_ENTRIES_
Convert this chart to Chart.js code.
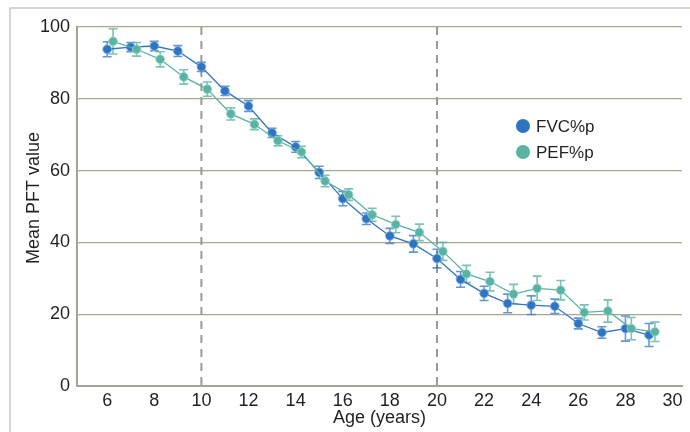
<!DOCTYPE html>
<html>
<head>
<meta charset="utf-8">
<script src="https://cdn.jsdelivr.net/npm/chart.js@4/dist/chart.umd.min.js"></script>
<style>
  html, body { margin: 0; padding: 0; background: #fff; }
  #wrap { width: 690px; height: 432px; position: relative; }
</style>
</head>
<body>
<div id="wrap"><canvas id="pftChart" width="690" height="432"></canvas></div>
<script>
// ages (years)
const ages = [6, 7, 8, 9, 10, 11, 12, 13, 14, 15, 16, 17, 18, 19, 20, 21, 22, 23, 24, 25, 26, 27, 28, 29];
// FVC%p mean and error
const fvc = [93.8, 94.4, 94.7, 93.3, 88.9, 82.2, 78.0, 70.5, 66.6, 59.5, 52.2, 46.6, 41.8, 39.6, 35.5, 29.7, 25.8, 23.0, 22.5, 22.2, 17.4, 14.9, 16.0, 14.2];
const fvcErr = [2.1, 1.3, 1.3, 1.5, 1.3, 1.3, 1.5, 1.3, 1.5, 1.7, 2.0, 1.6, 2.1, 2.3, 2.6, 2.2, 2.0, 2.6, 2.6, 2.0, 1.5, 1.6, 3.5, 3.2];
// PEF%p mean and error
const pef = [96.0, 93.8, 91.0, 86.1, 82.7, 75.8, 72.9, 68.3, 65.2, 57.1, 53.3, 47.7, 45.0, 42.8, 37.5, 31.2, 29.1, 25.6, 27.2, 26.7, 20.5, 20.9, 16.0, 15.1];
const pefErr = [3.5, 1.9, 2.1, 2.0, 2.0, 1.7, 1.5, 1.4, 1.6, 1.6, 1.6, 1.8, 2.3, 2.3, 2.5, 2.4, 2.6, 2.7, 3.4, 2.7, 2.1, 3.1, 3.1, 2.7];
// tick labels
const xTicks = [6, 8, 10, 12, 14, 16, 18, 20, 22, 24, 26, 28, 30];
const yTicks = [0, 20, 40, 60, 80, 100];
// dashed reference ages
const refAges = [10, 20];
const seriesNames = ["FVC%p", "PEF%p"];
const yTitle = "Mean PFT value";

const PEF_SHIFT = 0.25; // small horizontal dodge for PEF markers
const BLUE = "#2f74c1";
const TEAL = "#58b3a3";
const FONT = "'Liberation Sans', Arial, sans-serif";
const TEXT = "#231f20";

const fvcPts = ages.map((a, i) => ({ x: a, y: fvc[i], err: fvcErr[i] }));
const pefPts = ages.map((a, i) => ({ x: a + PEF_SHIFT, y: pef[i], err: pefErr[i] }));

// frame lines (top + left) and y title
const framePlugin = {
  id: "frame",
  beforeDraw(chart) {
    const c = chart.ctx;
    c.save();
    c.strokeStyle = "#c9c9bd";
    c.lineWidth = 1.5;
    c.beginPath();
    c.moveTo(10, 432);
    c.lineTo(10, 8);
    c.lineTo(690, 8);
    c.stroke();
    // y axis title, sits a little above plot middle in the original
    c.translate(34, 198);
    c.rotate(-Math.PI / 2);
    c.fillStyle = TEXT;
    c.font = "18px " + FONT;
    c.textAlign = "center";
    c.textBaseline = "middle";
    c.fillText(yTitle, 0, 0);
    c.restore();
  },
};

// dashed vertical lines
const refLines = {
  id: "refLines",
  beforeDatasetsDraw(chart) {
    const { ctx, chartArea, scales } = chart;
    ctx.save();
    ctx.strokeStyle = "#9a9a94";
    ctx.lineWidth = 2;
    ctx.setLineDash([8, 6]);
    refAges.forEach((a) => {
      const px = scales.x.getPixelForValue(a);
      ctx.beginPath();
      ctx.moveTo(px, chartArea.top);
      ctx.lineTo(px, chartArea.bottom);
      ctx.stroke();
    });
    ctx.restore();
  },
};

// error bars
const errorBars = {
  id: "errorBars",
  beforeDatasetsDraw(chart) {
    const { ctx, scales } = chart;
    ctx.save();
    chart.data.datasets.forEach((ds) => {
      ctx.strokeStyle = ds.errColor;
      ctx.lineWidth = 1.6;
      ds.data.forEach((p) => {
        const px = scales.x.getPixelForValue(p.x);
        const top = scales.y.getPixelForValue(p.y + p.err);
        const bot = scales.y.getPixelForValue(p.y - p.err);
        ctx.beginPath();
        ctx.moveTo(px, top);
        ctx.lineTo(px, bot);
        ctx.moveTo(px - 4.5, top);
        ctx.lineTo(px + 4.5, top);
        ctx.moveTo(px - 4.5, bot);
        ctx.lineTo(px + 4.5, bot);
        ctx.stroke();
      });
    });
    ctx.restore();
  },
};

// legend inside plot
const innerLegend = {
  id: "innerLegend",
  afterDraw(chart) {
    const ctx = chart.ctx;
    const cols = [BLUE, TEAL];
    ctx.save();
    ctx.font = "17px " + FONT;
    ctx.textBaseline = "middle";
    seriesNames.forEach((name, i) => {
      const y = 126 + i * 26;
      ctx.fillStyle = cols[i];
      ctx.beginPath();
      ctx.arc(523, y, 7, 0, Math.PI * 2);
      ctx.fill();
      ctx.fillStyle = TEXT;
      ctx.fillText(name, 536, y + 1);
    });
    ctx.restore();
  },
};

new Chart(document.getElementById("pftChart").getContext("2d"), {
  type: "line",
  data: {
    datasets: [
      {
        label: seriesNames[0],
        data: fvcPts,
        borderColor: BLUE,
        backgroundColor: BLUE,
        pointBorderColor: "rgba(120,165,220,0.9)",
        errColor: "rgba(47,116,193,0.75)",
        borderWidth: 1.3,
        pointRadius: 4.3,
        pointBorderWidth: 1,
        order: 1,
      },
      {
        label: seriesNames[1],
        data: pefPts,
        borderColor: TEAL,
        backgroundColor: TEAL,
        pointBorderColor: "rgba(150,210,200,0.9)",
        errColor: "rgba(88,179,163,0.8)",
        borderWidth: 1.3,
        pointRadius: 4.3,
        pointBorderWidth: 1,
        order: 0,
      },
    ],
  },
  options: {
    responsive: false,
    animation: false,
    layout: { padding: { top: 27, right: 8, left: 0, bottom: 0 } },
    plugins: {
      legend: { display: false },
      tooltip: { enabled: false },
    },
    scales: {
      x: {
        type: "linear",
        min: 4.72,
        max: 30.4,
        afterBuildTicks: (s) => { s.ticks = xTicks.map((v) => ({ value: v })); },
        afterFit: (s) => { s.height = 46; },
        grid: { display: false, drawTicks: false },
        border: { color: "#a3a397", width: 2 },
        ticks: { color: TEXT, font: { family: FONT, size: 18 }, padding: 4, maxRotation: 0 },
        title: {
          display: true,
          text: "Age (years)",
          color: TEXT,
          font: { family: FONT, size: 18 },
          padding: { top: 0, bottom: 3 },
        },
      },
      y: {
        min: 0,
        max: 100,
        afterBuildTicks: (s) => { s.ticks = yTicks.map((v) => ({ value: v })); },
        afterFit: (s) => { s.width = 77; },
        grid: { color: "#a9a78f", lineWidth: 1.2, drawTicks: false },
        border: { color: "#a3a397", width: 2 },
        ticks: { color: TEXT, font: { family: FONT, size: 18 }, padding: 7 },
      },
    },
  },
  plugins: [framePlugin, refLines, errorBars, innerLegend],
});
</script>
</body>
</html>
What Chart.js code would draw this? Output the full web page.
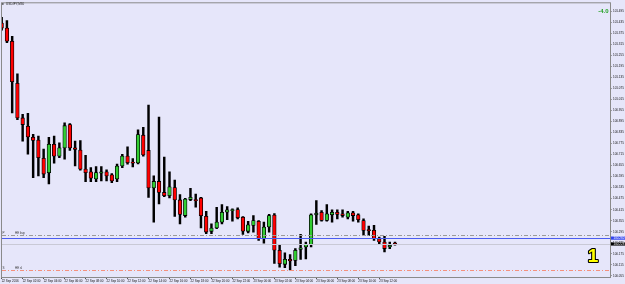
<!DOCTYPE html>
<html>
<head>
<meta charset="utf-8">
<script src="https://cdn.jsdelivr.net/npm/chart.js@4.4.1/dist/chart.umd.min.js"></script>
<style>
  html, body { margin: 0; padding: 0; background: #e6e6fa; overflow: hidden; }
  #wrap { width: 625px; height: 284px; }
</style>
</head>
<body>
<div id="wrap"><canvas id="chart" width="625" height="284"></canvas></div>
<script>
// USDJPY, M30 - one entry per bar
const opens = [
  101.432, 101.405, 101.333, 101.104, 100.915, 100.870, 100.810, 100.794, 100.695, 100.617,
  100.771, 100.707, 100.752, 100.879, 100.752, 100.740, 100.636, 100.621, 100.582, 100.614,
  100.621, 100.605, 100.582, 100.653, 100.707, 100.675, 100.670, 100.821, 100.738, 100.533,
  100.569, 100.509, 100.491, 100.536, 100.468, 100.383, 100.470, 100.467, 100.479, 100.379,
  100.297, 100.315, 100.347, 100.401, 100.410, 100.416, 100.374, 100.297, 100.329, 100.352,
  100.257, 100.321, 100.386, 100.194, 100.117, 100.144, 100.138, 100.199, 100.212, 100.224,
  100.387, 100.401, 100.356, 100.387, 100.401, 100.392, 100.374, 100.398, 100.387, 100.356,
  100.304, 100.302, 100.257, 100.239, 100.212, 100.232
];
const highs = [
  101.464, 101.446, 101.360, 101.155, 100.935, 100.940, 100.826, 100.816, 100.745, 100.810,
  100.816, 100.779, 100.888, 100.884, 100.789, 100.792, 100.711, 100.644, 100.650, 100.650,
  100.632, 100.612, 100.663, 100.717, 100.758, 100.694, 100.850, 100.864, 100.985, 100.599,
  100.920, 100.702, 100.621, 100.576, 100.497, 100.477, 100.531, 100.500, 100.482, 100.406,
  100.338, 100.428, 100.443, 100.432, 100.419, 100.425, 100.378, 100.352, 100.383, 100.356,
  100.347, 100.390, 100.394, 100.224, 100.180, 100.170, 100.203, 100.280, 100.239, 100.392,
  100.464, 100.410, 100.443, 100.414, 100.414, 100.414, 100.406, 100.406, 100.392, 100.365,
  100.325, 100.329, 100.266, 100.270, 100.239, 100.239
];
const lows = [
  101.394, 101.325, 100.942, 100.906, 100.789, 100.718, 100.590, 100.599, 100.590, 100.556,
  100.668, 100.698, 100.690, 100.738, 100.653, 100.630, 100.567, 100.567, 100.567, 100.572,
  100.572, 100.562, 100.567, 100.644, 100.663, 100.648, 100.664, 100.707, 100.482, 100.347,
  100.446, 100.486, 100.479, 100.378, 100.338, 100.374, 100.464, 100.428, 100.315, 100.284,
  100.284, 100.311, 100.338, 100.360, 100.352, 100.365, 100.280, 100.288, 100.293, 100.248,
  100.233, 100.293, 100.122, 100.102, 100.099, 100.086, 100.110, 100.144, 100.146, 100.212,
  100.334, 100.352, 100.352, 100.347, 100.365, 100.374, 100.365, 100.352, 100.347, 100.275,
  100.275, 100.248, 100.230, 100.185, 100.203, 100.221
];
const closes = [
  101.405, 101.333, 101.113, 100.915, 100.879, 100.812, 100.792, 100.698, 100.609, 100.771,
  100.707, 100.752, 100.873, 100.752, 100.744, 100.636, 100.617, 100.587, 100.617, 100.621,
  100.599, 100.572, 100.653, 100.707, 100.671, 100.668, 100.825, 100.713, 100.533, 100.569,
  100.509, 100.491, 100.540, 100.468, 100.389, 100.473, 100.482, 100.464, 100.382, 100.293,
  100.315, 100.347, 100.401, 100.414, 100.413, 100.371, 100.298, 100.333, 100.356, 100.257,
  100.320, 100.383, 100.194, 100.121, 100.144, 100.136, 100.194, 100.207, 100.226, 100.387,
  100.396, 100.356, 100.392, 100.401, 100.389, 100.383, 100.398, 100.383, 100.360, 100.302,
  100.301, 100.257, 100.239, 100.203, 100.221, 100.228
];

// bottom axis: one label every 4 bars
const timeLabels = [
  '22 Sep 2016', '22 Sep 02:00', '22 Sep 04:00', '22 Sep 06:00', '22 Sep 08:00',
  '22 Sep 10:00', '22 Sep 12:00', '22 Sep 14:00', '22 Sep 16:00', '22 Sep 18:00',
  '22 Sep 20:00', '22 Sep 22:00', '23 Sep 00:00', '23 Sep 02:00', '23 Sep 04:00',
  '23 Sep 06:00', '23 Sep 08:00', '23 Sep 10:00', '23 Sep 12:00'
];
const priceTicks = [
  100.055, 100.115, 100.175, 100.235, 100.295, 100.355, 100.415, 100.475, 100.535,
  100.595, 100.655, 100.715, 100.775, 100.835, 100.895, 100.955, 101.015, 101.075,
  101.135, 101.195, 101.255, 101.315, 101.375, 101.435, 101.495
];

// chart objects
const pivotLevel = 100.275;
const blueLevel = 100.260;
const stopLevel = 100.084;
const profitText = '-4.0';

const BG = '#e6e6fa';
const FRAME = '#8a8a8a';
const tinyFont = '3px "Liberation Sans"';

const bodyColors = opens.map((o, i) => closes[i] < o ? '#ff0000' : '#32cd32');

const overlay = {
  id: 'overlay',
  beforeDraw(chart) {
    const ctx = chart.ctx;
    ctx.save();
    ctx.fillStyle = BG;
    ctx.fillRect(0, 0, chart.width, chart.height);
    ctx.restore();
  },
  afterDatasetsDraw(chart) {
    const { ctx, chartArea: a } = chart;
    const y = chart.scales.y;
    const bid = closes[closes.length - 1];
    ctx.save();
    ctx.beginPath();
    ctx.rect(a.left, a.top, a.right - a.left, a.bottom - a.top);
    ctx.clip();

    const hline = (v, color, dash, w) => {
      const py = Math.round(y.getPixelForValue(v)) + 0.5;
      ctx.strokeStyle = color;
      ctx.lineWidth = w;
      ctx.setLineDash(dash);
      ctx.beginPath();
      ctx.moveTo(a.left, py);
      ctx.lineTo(a.right, py);
      ctx.stroke();
      return py;
    };
    hline(bid, '#c9c9d6', [], 1);
    const pY = hline(pivotLevel, '#9a9a9a', [4, 2, 1, 2], 1);
    hline(blueLevel, '#4a5cf0', [], 1.2);
    const sY = hline(stopLevel, '#f4907c', [4, 2, 1, 2], 1);

    ctx.setLineDash([]);
    ctx.fillStyle = '#333';
    ctx.font = tinyFont;
    ctx.textBaseline = 'bottom';
    ctx.textAlign = 'left';
    ctx.fillText('P', 2.5, pY - 0.5);
    ctx.fillText('HE buy', 15, pY - 0.5);
    ctx.fillText('S', 2.5, sY - 0.5);
    ctx.fillText('HE sl', 15, sY - 0.5);
    ctx.restore();
  },
  afterDraw(chart) {
    const { ctx, chartArea: a } = chart;
    const y = chart.scales.y;
    const bid = closes[closes.length - 1];
    ctx.save();

    // frame
    ctx.strokeStyle = FRAME;
    ctx.lineWidth = 1;
    ctx.strokeRect(a.left - 0.5, a.top - 0.5, a.right - a.left + 1, a.bottom - a.top + 1);

    // price boxes on the axis
    const box = (v, fill) => {
      const py = y.getPixelForValue(v);
      ctx.fillStyle = fill;
      ctx.fillRect(a.right + 1, py - 1.6, chart.width - a.right - 1, 3.2);
      ctx.fillStyle = '#fff';
      ctx.font = tinyFont;
      ctx.textAlign = 'left';
      ctx.textBaseline = 'middle';
      ctx.fillText(v.toFixed(3), a.right + 3.5, py);
    };
    box(blueLevel, '#3344ee');
    box(bid, '#000');

    // symbol title
    ctx.fillStyle = '#000';
    ctx.fillRect(2, 3.5, 1.6, 1);
    ctx.fillStyle = '#222';
    ctx.font = tinyFont;
    ctx.textAlign = 'left';
    ctx.textBaseline = 'middle';
    ctx.fillText('USDJPY,M30', 6, 4.2);

    // floating profit
    ctx.fillStyle = '#22a022';
    ctx.font = 'bold 6px "Liberation Sans"';
    ctx.textAlign = 'right';
    ctx.textBaseline = 'middle';
    ctx.fillText(profitText, 608.5, 11.5);

    // big yellow "1"
    ctx.font = 'bold 19px "Liberation Sans"';
    ctx.textAlign = 'center';
    ctx.textBaseline = 'alphabetic';
    ctx.lineJoin = 'round';
    ctx.lineWidth = 2.2;
    ctx.strokeStyle = '#000';
    ctx.strokeText('1', 593, 262);
    ctx.fillStyle = '#ffff00';
    ctx.fillText('1', 593, 262);
    ctx.restore();
  }
};

new Chart(document.getElementById('chart'), {
  type: 'bar',
  data: {
    datasets: [
      {
        label: 'range',
        data: opens.map((o, i) => ({ x: i, y: [lows[i], highs[i]] })),
        backgroundColor: '#000',
        barThickness: 1.8,
        grouped: false,
        order: 2
      },
      {
        label: 'body',
        data: opens.map((o, i) => ({ x: i, y: [o, closes[i]] })),
        backgroundColor: bodyColors,
        borderColor: '#000',
        borderWidth: 0.8,
        borderSkipped: false,
        barThickness: 3.6,
        minBarLength: 1,
        grouped: false,
        order: 1
      }
    ]
  },
  options: {
    responsive: false,
    animation: false,
    devicePixelRatio: 1,
    layout: { padding: { left: 2, top: 1, right: 0, bottom: 0 } },
    plugins: {
      legend: { display: false },
      tooltip: { enabled: false }
    },
    scales: {
      x: {
        type: 'linear',
        offset: false,
        min: 0.06,
        max: 116,
        afterBuildTicks: s => { s.ticks = timeLabels.map((t, i) => ({ value: i * 4 })); },
        afterFit: s => { s.height = 7; },
        ticks: {
          align: 'start',
          maxRotation: 0,
          autoSkip: false,
          padding: 0.5,
          color: '#111',
          font: { family: 'Liberation Sans', size: 3 },
          callback: v => timeLabels[Math.round(v / 4)]
        },
        grid: { drawOnChartArea: false, tickLength: 2, color: '#555', offset: false },
        border: { display: false }
      },
      y: {
        position: 'right',
        min: 100.048,
        max: 101.540,
        afterBuildTicks: s => { s.ticks = priceTicks.map(v => ({ value: v })); },
        afterFit: s => { s.width = 15; },
        ticks: {
          padding: 1.5,
          color: '#111',
          font: { family: 'Liberation Sans', size: 3 },
          callback: v => v.toFixed(3)
        },
        grid: { drawOnChartArea: false, tickLength: 1.5, color: '#555' },
        border: { display: false }
      }
    }
  },
  plugins: [overlay]
});
</script>
</body>
</html>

_EXERCISE DESCRIPTION_
From the data above, show each line that contains "code".

_ANSWER_
Convert this chart to Chart.js code.
What Chart.js code would draw this? Output the full web page.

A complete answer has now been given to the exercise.